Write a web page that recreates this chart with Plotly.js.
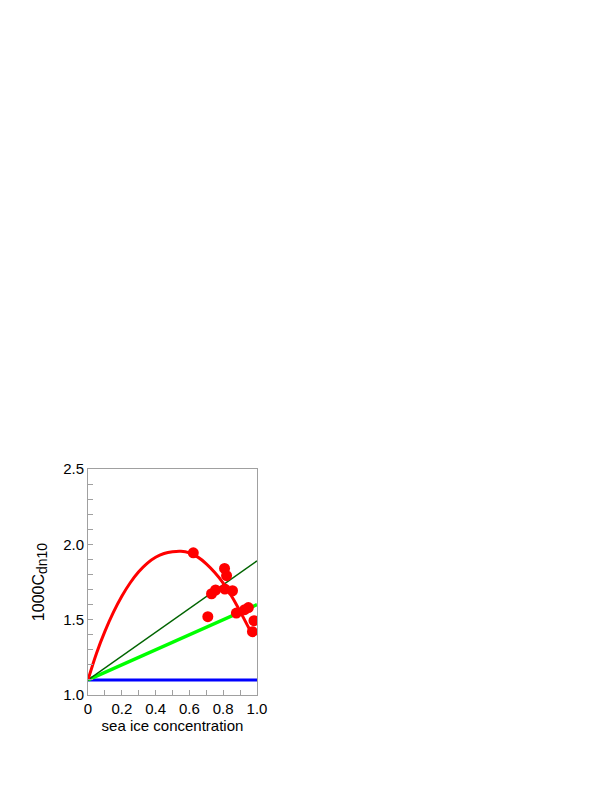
<!DOCTYPE html>
<html>
<head>
<meta charset="utf-8">
<script src="https://cdn.plot.ly/plotly-3.0.1.min.js"></script>
<style>html,body{margin:0;padding:0;background:#fff;}#chart{width:612px;height:792px;}</style>
</head>
<body>
<div id="chart"></div>
<script>
// Observed data points
var obsX = [0.623, 0.709, 0.731, 0.755, 0.808, 0.820, 0.810, 0.855, 0.878, 0.927, 0.949, 0.982, 0.973];
var obsY = [1.944, 1.520, 1.672, 1.697, 1.840, 1.792, 1.703, 1.692, 1.544, 1.566, 1.580, 1.493, 1.420];

// Red fitted curve
var curveX = [0, 0.05, 0.10, 0.15, 0.20, 0.25, 0.30, 0.35, 0.40, 0.45, 0.50, 0.55, 0.60, 0.65, 0.70, 0.75, 0.80, 0.85, 0.90, 0.95, 0.975];
var curveY = [1.100, 1.276, 1.422, 1.548, 1.655, 1.745, 1.818, 1.874, 1.914, 1.939, 1.951, 1.954, 1.943, 1.915, 1.871, 1.813, 1.743, 1.655, 1.555, 1.448, 1.395];

// Straight lines
var lineX = [0, 1];
var darkGreenY = [1.10, 1.89];
var lightGreenY = [1.10, 1.60];
var blueY = [1.10, 1.10];

var xTickVals = [0, 0.2, 0.4, 0.6, 0.8, 1.0];
var xTickText = ["0", "0.2", "0.4", "0.6", "0.8", "1.0"];
var yTickVals = [1.0, 1.5, 2.0, 2.5];
var yTickText = ["1.0", "1.5", "2.0", "2.5"];

var FONT = 'Liberation Sans, Arial, sans-serif';

var traces = [
  {x: lineX, y: blueY, mode: 'lines', line: {color: '#0000ff', width: 3}},
  {x: lineX, y: lightGreenY, mode: 'lines', line: {color: '#00ff00', width: 3.5}},
  {x: lineX, y: darkGreenY, mode: 'lines', line: {color: '#006400', width: 1.5}},
  {x: curveX, y: curveY, mode: 'lines', line: {color: '#ff0000', width: 3, shape: 'spline', smoothing: 1}},
  {x: obsX, y: obsY, mode: 'markers', marker: {color: '#ff0000', size: 11}}
];

var axisCommon = {
  showgrid: false, zeroline: false, showline: true, linecolor: '#a0a0a0', linewidth: 1,
  mirror: true, ticks: 'inside', ticklen: 5, tickcolor: '#a0a0a0', tickwidth: 1,
  tickfont: {family: FONT, size: 15, color: '#000'}
};

var layout = {
  width: 612, height: 792,
  margin: {l: 88, r: 355, t: 469, b: 97},
  paper_bgcolor: '#fff', plot_bgcolor: '#fff',
  showlegend: false,
  xaxis: Object.assign({}, axisCommon, {
    range: [0, 1], tickmode: 'array', tickvals: xTickVals, ticktext: xTickText,
    minor: {dtick: 0.1, ticks: 'inside', ticklen: 5, tickcolor: '#a0a0a0'},
    title: {text: 'sea ice concentration', font: {family: FONT, size: 15, color: '#000'}, standoff: 0}
  }),
  yaxis: Object.assign({}, axisCommon, {
    range: [1, 2.5], tickmode: 'array', tickvals: yTickVals, ticktext: yTickText,
    minor: {dtick: 0.1, ticks: 'inside', ticklen: 5, tickcolor: '#a0a0a0'},
    title: {text: '1000C<sub><span style="font-size:14px">dn10</span></sub>', font: {family: FONT, size: 16, color: '#000'}, standoff: 14}
  })
};

Plotly.newPlot('chart', traces, layout, {displayModeBar: false, staticPlot: true});
</script>
</body>
</html>
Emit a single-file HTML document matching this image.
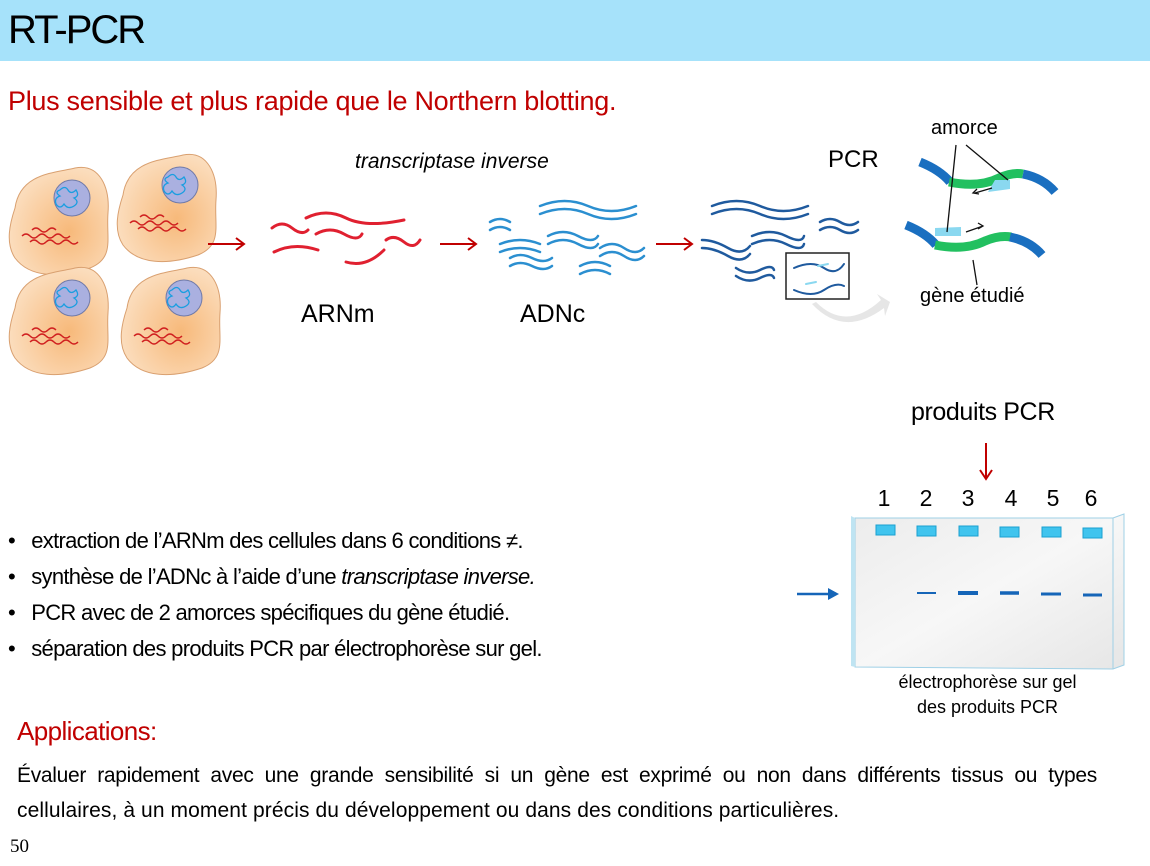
________________________
■ Your instructions
Restate each line from the start of the listing through the line bearing "1.580, 1.493, 1.420];" word for word. Drop the pictures.

■ Solution to the exercise
Write a web page that recreates this chart with Plotly.js.
<!DOCTYPE html>
<html>
<head>
<meta charset="utf-8">
<script src="https://cdn.plot.ly/plotly-3.0.1.min.js"></script>
<style>html,body{margin:0;padding:0;background:#fff;}#chart{width:612px;height:792px;}</style>
</head>
<body>
<div id="chart"></div>
<script>
// Observed data points
var obsX = [0.623, 0.709, 0.731, 0.755, 0.808, 0.820, 0.810, 0.855, 0.878, 0.927, 0.949, 0.982, 0.973];
var obsY = [1.944, 1.520, 1.672, 1.697, 1.840, 1.792, 1.703, 1.692, 1.544, 1.566, 1.580, 1.493, 1.420];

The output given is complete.